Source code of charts
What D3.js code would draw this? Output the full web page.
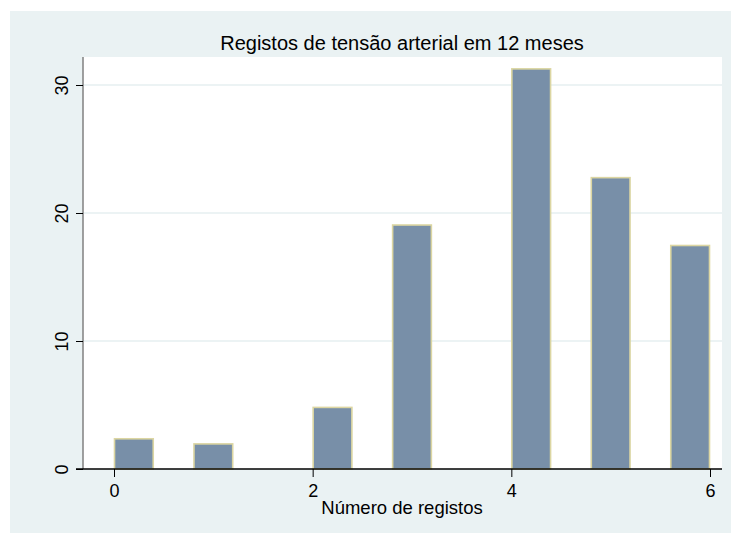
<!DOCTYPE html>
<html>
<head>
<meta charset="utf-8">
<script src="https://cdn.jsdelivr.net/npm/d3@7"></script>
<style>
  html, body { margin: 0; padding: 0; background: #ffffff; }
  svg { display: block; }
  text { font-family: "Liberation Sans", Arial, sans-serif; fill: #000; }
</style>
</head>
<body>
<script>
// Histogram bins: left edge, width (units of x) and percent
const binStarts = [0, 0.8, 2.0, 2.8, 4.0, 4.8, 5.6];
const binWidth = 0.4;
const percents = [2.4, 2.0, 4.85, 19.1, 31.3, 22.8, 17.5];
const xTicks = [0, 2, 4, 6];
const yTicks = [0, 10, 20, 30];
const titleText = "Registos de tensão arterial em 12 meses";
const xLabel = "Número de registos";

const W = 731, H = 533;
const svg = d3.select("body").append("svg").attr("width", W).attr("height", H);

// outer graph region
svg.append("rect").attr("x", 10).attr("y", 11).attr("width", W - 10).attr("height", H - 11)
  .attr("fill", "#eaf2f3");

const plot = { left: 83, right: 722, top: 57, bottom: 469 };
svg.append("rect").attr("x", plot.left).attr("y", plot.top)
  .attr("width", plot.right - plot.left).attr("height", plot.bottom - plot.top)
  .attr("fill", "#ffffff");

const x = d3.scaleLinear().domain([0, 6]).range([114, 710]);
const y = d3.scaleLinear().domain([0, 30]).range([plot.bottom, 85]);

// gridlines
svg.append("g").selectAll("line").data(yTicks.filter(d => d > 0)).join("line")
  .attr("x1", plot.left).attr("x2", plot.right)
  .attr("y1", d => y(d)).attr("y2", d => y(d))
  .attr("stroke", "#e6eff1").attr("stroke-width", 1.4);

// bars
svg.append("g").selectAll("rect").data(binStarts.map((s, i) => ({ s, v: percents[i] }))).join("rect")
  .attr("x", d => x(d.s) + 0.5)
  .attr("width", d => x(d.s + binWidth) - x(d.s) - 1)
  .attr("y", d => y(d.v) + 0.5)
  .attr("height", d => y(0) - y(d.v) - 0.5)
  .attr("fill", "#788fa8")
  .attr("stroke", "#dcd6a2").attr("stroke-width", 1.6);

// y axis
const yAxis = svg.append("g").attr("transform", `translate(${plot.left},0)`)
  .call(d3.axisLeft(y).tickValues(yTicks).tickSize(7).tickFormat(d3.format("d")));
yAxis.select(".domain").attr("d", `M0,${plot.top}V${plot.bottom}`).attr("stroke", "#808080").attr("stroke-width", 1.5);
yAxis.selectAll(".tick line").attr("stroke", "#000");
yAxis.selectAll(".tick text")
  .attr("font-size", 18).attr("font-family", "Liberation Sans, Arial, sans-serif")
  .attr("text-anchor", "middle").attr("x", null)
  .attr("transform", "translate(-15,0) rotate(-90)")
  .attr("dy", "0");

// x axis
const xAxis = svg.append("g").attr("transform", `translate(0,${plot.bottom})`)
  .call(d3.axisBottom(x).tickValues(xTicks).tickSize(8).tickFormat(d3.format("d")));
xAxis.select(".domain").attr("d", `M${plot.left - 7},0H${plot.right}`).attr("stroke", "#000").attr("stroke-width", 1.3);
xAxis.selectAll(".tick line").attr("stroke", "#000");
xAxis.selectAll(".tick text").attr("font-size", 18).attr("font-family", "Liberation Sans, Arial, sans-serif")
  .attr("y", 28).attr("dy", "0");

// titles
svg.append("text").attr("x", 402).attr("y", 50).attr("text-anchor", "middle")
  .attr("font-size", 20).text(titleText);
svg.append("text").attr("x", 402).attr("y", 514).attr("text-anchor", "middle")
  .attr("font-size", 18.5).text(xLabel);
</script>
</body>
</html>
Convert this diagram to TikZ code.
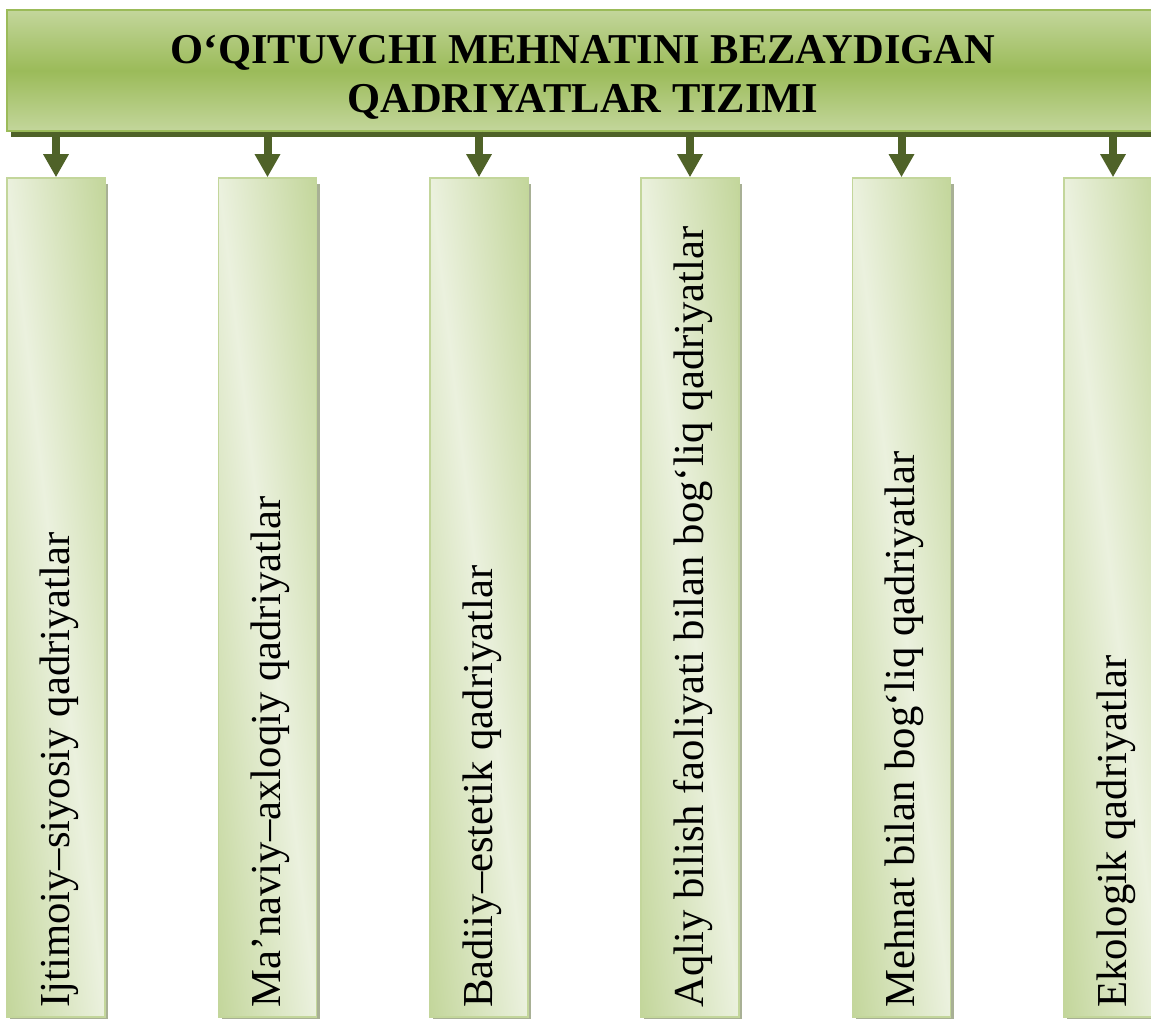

EXERCISE DIRECTIONS: Tally the lines containing "this". Provide the number without any other words.

RESULT OF THE EXERCISE: 2